Doctor and World Health Organization advisor Hans Rosling wrote in his 2018 book Factfulness (p. 188) about the level of understanding among many activists (emphasis mine):

“Many activists present themselves as experts. I have presented at all kinds of activist conferences because I believe educated activists can be absolutely crucial for improving the world. Recently I presented at a conference on women’s rights. I strongly support their cause. Two hundred ninety-two brave young feminists had traveled to Stockholm from across the world to coordinate the struggle to improve women’s access to education. But only 8 percent knew that 30-year-old women have spent on average only one year less in school than 30-year-old men….I could have picked other examples. This is not about activists for women’s rights, in particular. Almost every activist I have ever met, whether deliberately or, more likely, unknowingly, exaggerates the problem to which they have dedicated themselves.”

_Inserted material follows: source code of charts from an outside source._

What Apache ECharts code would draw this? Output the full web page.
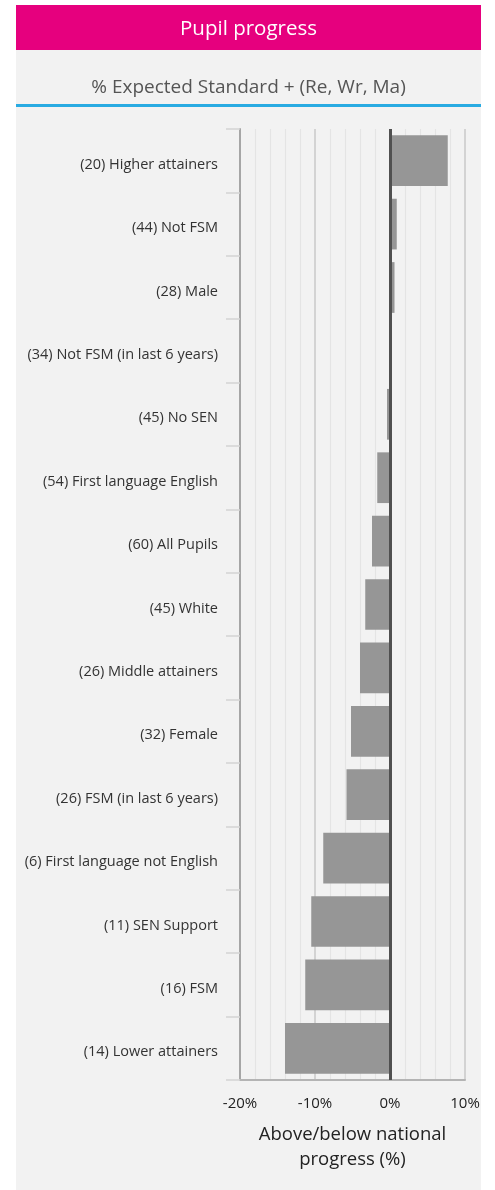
<!DOCTYPE html>
<html>
<head>
<meta charset="utf-8">
<script src="https://cdn.jsdelivr.net/npm/echarts@6/dist/echarts.min.js"></script>
<style>
html,body{margin:0;padding:0;background:#fff;}
#c{width:495px;height:1190px;}
</style>
</head>
<body>
<div id="c"></div>
<script>
const categories = [
  "(20) Higher attainers",
  "(44) Not FSM",
  "(28) Male",
  "(34) Not FSM (in last 6 years)",
  "(45) No SEN",
  "(54) First language English",
  "(60) All Pupils",
  "(45) White",
  "(26) Middle attainers",
  "(32) Female",
  "(26) FSM (in last 6 years)",
  "(6) First language not English",
  "(11) SEN Support",
  "(16) FSM",
  "(14) Lower attainers"
];
const values = [7.7, 0.9, 0.6, 0, -0.4, -1.7, -2.4, -3.3, -4.0, -5.2, -5.8, -8.9, -10.5, -11.3, -14.0];
const xTicks = [-20, -10, 0, 10];
const titleText = "Pupil progress";
const subtitleText = "% Expected Standard + (Re, Wr, Ma)";
const axisName = "Above/below national\nprogress (%)";

const FONT = "'Open Sans', Lato, sans-serif";
const chart = echarts.init(document.getElementById('c'), null, {renderer: 'canvas'});
chart.setOption({
  animation: false,
  backgroundColor: '#ffffff',
  graphic: [
    {type: 'rect', z: -10, shape: {x: 16, y: 5, width: 465, height: 1185}, style: {fill: '#f2f2f2'}},
    {type: 'rect', z: -5, shape: {x: 16, y: 5, width: 465, height: 45}, style: {fill: '#e6007e'}},
    {type: 'text', z: 5, x: 248.5, y: 29, style: {text: titleText, fill: '#ffffff', font: '20.5px ' + FONT, align: 'center', verticalAlign: 'middle'}},
    {type: 'text', z: 5, x: 248.5, y: 88, style: {text: subtitleText, fill: '#555555', font: '19px ' + FONT, align: 'center', verticalAlign: 'middle'}},
    {type: 'rect', z: -5, shape: {x: 16, y: 104, width: 465, height: 3}, style: {fill: '#29abe2'}}
  ],
  grid: {left: 240, right: 30, top: 129, bottom: 110, containLabel: false},
  xAxis: {
    type: 'value', min: -20, max: 10, interval: 10,
    axisLine: {show: true, onZero: false, lineStyle: {color: '#b4b4b4', width: 2}},
    axisTick: {show: false},
    axisLabel: {color: '#222', fontSize: 15, fontFamily: FONT, margin: 16,
      formatter: v => xTicks.includes(v) ? v + '%' : ''},
    splitLine: {show: true, lineStyle: {color: '#c8c8c8', width: 1.5}},
    minorTick: {show: false, splitNumber: 5},
    minorSplitLine: {show: true, lineStyle: {color: '#e4e4e4', width: 1.2}},
    name: axisName, nameLocation: 'middle', nameGap: 42,
    nameTextStyle: {color: '#222', fontSize: 18.5, fontFamily: FONT, lineHeight: 25}
  },
  yAxis: {
    type: 'category', data: categories, inverse: true,
    axisLine: {show: true, onZero: false, lineStyle: {color: '#a6a6a6', width: 2}},
    axisTick: {show: true, length: 14, lineStyle: {color: '#d4d4d4', width: 1.5}},
    axisLabel: {
      margin: 22,
      formatter: v => '{a|' + v + '}',
      rich: {a: {color: '#333', fontSize: 14.5, fontFamily: FONT, padding: [8, 0, 0, 0]}}
    },
    splitLine: {show: false}
  },
  series: [{
    type: 'bar', data: values, barCategoryGap: '20%',
    itemStyle: {color: '#969696'},
    markLine: {
      silent: true, symbol: 'none', label: {show: false},
      lineStyle: {color: '#505050', width: 3, type: 'solid'},
      data: [{xAxis: 0}]
    }
  }]
});
</script>
</body>
</html>
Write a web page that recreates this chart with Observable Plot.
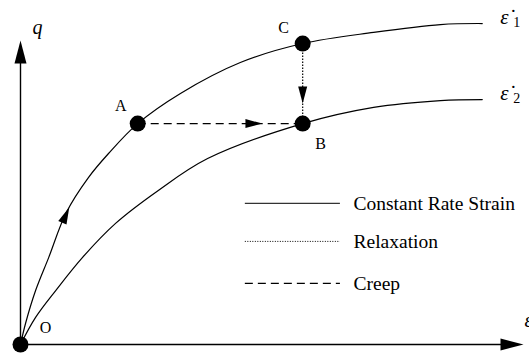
<!DOCTYPE html>
<html>
<head>
<meta charset="utf-8">
<script src="https://cdn.jsdelivr.net/npm/d3@7"></script>
<script src="https://cdn.jsdelivr.net/npm/@observablehq/plot@0.6"></script>
<style>
  html, body { margin: 0; padding: 0; background: #fff; }
  #chart svg { display: block; }
</style>
</head>
<body>
<div id="chart"></div>
<script>
// Stress (q) vs strain (ε) paths for two constant strain rates
const curve1X = [0, 0.10, 0.30, 0.56, 0.91, 1.35, 1.75, 2.33, 3.18, 4.37, 5.61, 7.02, 8.35, 9.18];
const curve1Y = [0, 0.83, 2.13, 3.43, 5.21, 6.59, 7.54, 8.72, 9.91, 11.13, 11.88, 12.32, 12.63, 12.67];
const curve2X = [0, 0.30, 0.70, 1.23, 1.89, 2.74, 3.72, 5.61, 7.02, 8.35, 9.18];
const curve2Y = [0, 1.07, 2.13, 3.43, 4.78, 6.08, 7.34, 8.72, 9.36, 9.63, 9.67];

// State points
const pointNames = ["O", "A", "B", "C"];
const pointX = [0, 2.33, 5.61, 5.61];
const pointY = [0, 8.72, 8.72, 11.88];

// Axis extents
const axisEndX = 10;
const axisEndY = 12;

// Legend entries
const legendLabels = ["Constant Rate Strain", "Relaxation", "Creep"];
const legendY = [5.57, 4.07, 2.41];
const legendX1 = 4.47, legendX2 = 6.36, legendTextX = 6.62;

// Curve labels (strain rates)
const rateLabels = ["ε̇", "ε̇"];
const rateSubscripts = ["1", "2"];

const curve1 = curve1X.map((x, i) => ({x, y: curve1Y[i]}));
const curve2 = curve2X.map((x, i) => ({x, y: curve2Y[i]}));
const points = pointNames.map((name, i) => ({name, x: pointX[i], y: pointY[i]}));
const P = Object.fromEntries(points.map(p => [p.name, p]));
const curveEnds = [curve1[curve1.length - 1], curve2[curve2.length - 1]]
  .map((d, i) => ({...d, label: rateLabels[i], sub: rateSubscripts[i]}));

// Filled arrowhead symbol with its tip at the origin, pointing up
function arrowHead(len, half) {
  return {
    draw(ctx) {
      ctx.moveTo(0, 0);
      ctx.lineTo(half, len);
      ctx.lineTo(-half, len);
      ctx.closePath();
    }
  };
}
const bigHead = arrowHead(23, 6);
const smallHead = arrowHead(17, 4.5);

const serif = "Liberation Serif, Times New Roman, serif";

const legendRows = legendLabels.map((label, i) => ({label, y: legendY[i]}));

// point label with a fixed offset from its dot
function pointLabel(name, dx, dy) {
  return Plot.text([P[name]], {x: "x", y: "y", text: "name", dx, dy, fontSize: 16, fill: "black"});
}

const chart = Plot.plot({
  width: 529,
  height: 358,
  marginLeft: 20,
  marginRight: 6,
  marginTop: 40,
  marginBottom: 14,
  x: {domain: [0, axisEndX], axis: null},
  y: {domain: [0, axisEndY], axis: null},
  style: {fontFamily: serif, background: "#fff"},
  marks: [
    // axes
    Plot.ruleX([0], {y1: 0, y2: axisEndY - 0.5, stroke: "black", strokeWidth: 1.4}),
    Plot.ruleY([0], {x1: 0, x2: axisEndX - 0.3, stroke: "black", strokeWidth: 1.4}),
    Plot.dot([{x: 0, y: axisEndY}], {x: "x", y: "y", symbol: bigHead, fill: "black", stroke: null}),
    Plot.dot([{x: axisEndX, y: 0}], {x: "x", y: "y", symbol: bigHead, rotate: 90, fill: "black", stroke: null}),

    // constant-rate strain curves
    Plot.line(curve1, {x: "x", y: "y", curve: "catmull-rom", stroke: "black", strokeWidth: 1.2}),
    Plot.line(curve2, {x: "x", y: "y", curve: "catmull-rom", stroke: "black", strokeWidth: 1.2}),
    Plot.dot([{x: 0.97, y: 5.42}], {x: "x", y: "y", symbol: smallHead, rotate: 24, fill: "black", stroke: null}),

    // creep A -> B
    Plot.link([{a: P.A, b: P.B}], {
      x1: d => d.a.x, y1: d => d.a.y, x2: d => d.b.x, y2: d => d.b.y,
      stroke: "black", strokeWidth: 1.2, strokeDasharray: "8,5"
    }),
    Plot.dot([{x: 4.81, y: P.A.y}], {x: "x", y: "y", symbol: smallHead, rotate: 90, fill: "black", stroke: null}),

    // relaxation C -> B
    Plot.link([{a: P.C, b: P.B}], {
      x1: d => d.a.x, y1: d => d.a.y, x2: d => d.b.x, y2: d => d.b.y,
      stroke: "black", strokeWidth: 1.2, strokeDasharray: "1.5,1.5"
    }),
    Plot.dot([{x: P.C.x, y: 9.51}], {x: "x", y: "y", symbol: smallHead, rotate: 180, fill: "black", stroke: null}),

    // state points
    Plot.dot(points, {x: "x", y: "y", r: 8, fill: "black", stroke: null}),
    pointLabel("O", 25, -17),
    pointLabel("A", -17, -18),
    pointLabel("B", 18, 20),
    pointLabel("C", -19, -16),

    // axis labels
    Plot.text([{x: 0, y: axisEndY, t: "q"}], {x: "x", y: "y", text: "t", dx: 17, dy: -13, fontSize: 20, fontStyle: "italic", fill: "black"}),
    Plot.text([{x: axisEndX, y: 0, t: "ε"}], {x: "x", y: "y", text: "t", dx: 1, dy: -24, textAnchor: "start", fontSize: 20, fontStyle: "italic", fill: "black"}),

    // curve labels
    Plot.text(curveEnds, {x: "x", y: "y", text: "label", dx: 18, dy: -6, textAnchor: "start", fontSize: 21, fontStyle: "italic", fill: "black"}),
    Plot.text(curveEnds, {x: "x", y: "y", text: "sub", dx: 31, dy: -1, textAnchor: "start", fontSize: 14, fill: "black"}),

    // legend
    Plot.ruleY(legendRows.slice(0, 1), {y: "y", x1: legendX1, x2: legendX2, stroke: "#333", strokeWidth: 1.4}),
    Plot.ruleY(legendRows.slice(1, 2), {y: "y", x1: legendX1, x2: legendX2, stroke: "black", strokeWidth: 1, strokeDasharray: "1,1.5"}),
    Plot.ruleY(legendRows.slice(2, 3), {y: "y", x1: legendX1, x2: legendX2, stroke: "black", strokeWidth: 1.2, strokeDasharray: "8,5"}),
    Plot.text(legendRows, {x: legendTextX, y: "y", text: "label", textAnchor: "start", fontSize: 19.5, fill: "black"})
  ]
});

document.getElementById("chart").appendChild(chart);
</script>
</body>
</html>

These five approaches might be conceived as existing on an X-Y axis of “emotional involvement” and “accuracy.” Of course, the “Uninvolved and Uncurious” position would occupy position 0,0 and thus is nowhere on either axis.

graph--emotional involvement vs. accurate understanding

It can be strongly argued that any agency, profession or, indeed, any group effort which has the aim of producing, collecting, transmitting or analyzing factual and accurate information needs to ensure that emotional involvement in the work among those doing it is mitigated appropriately. Those who “check out” too completely are not of much use, nor are those who cannot maintain a sufficient emotional distance to assess whether the information they are dealing with is of any use to themselves or others.

Librarians and libraries must figure out where they wish to exist.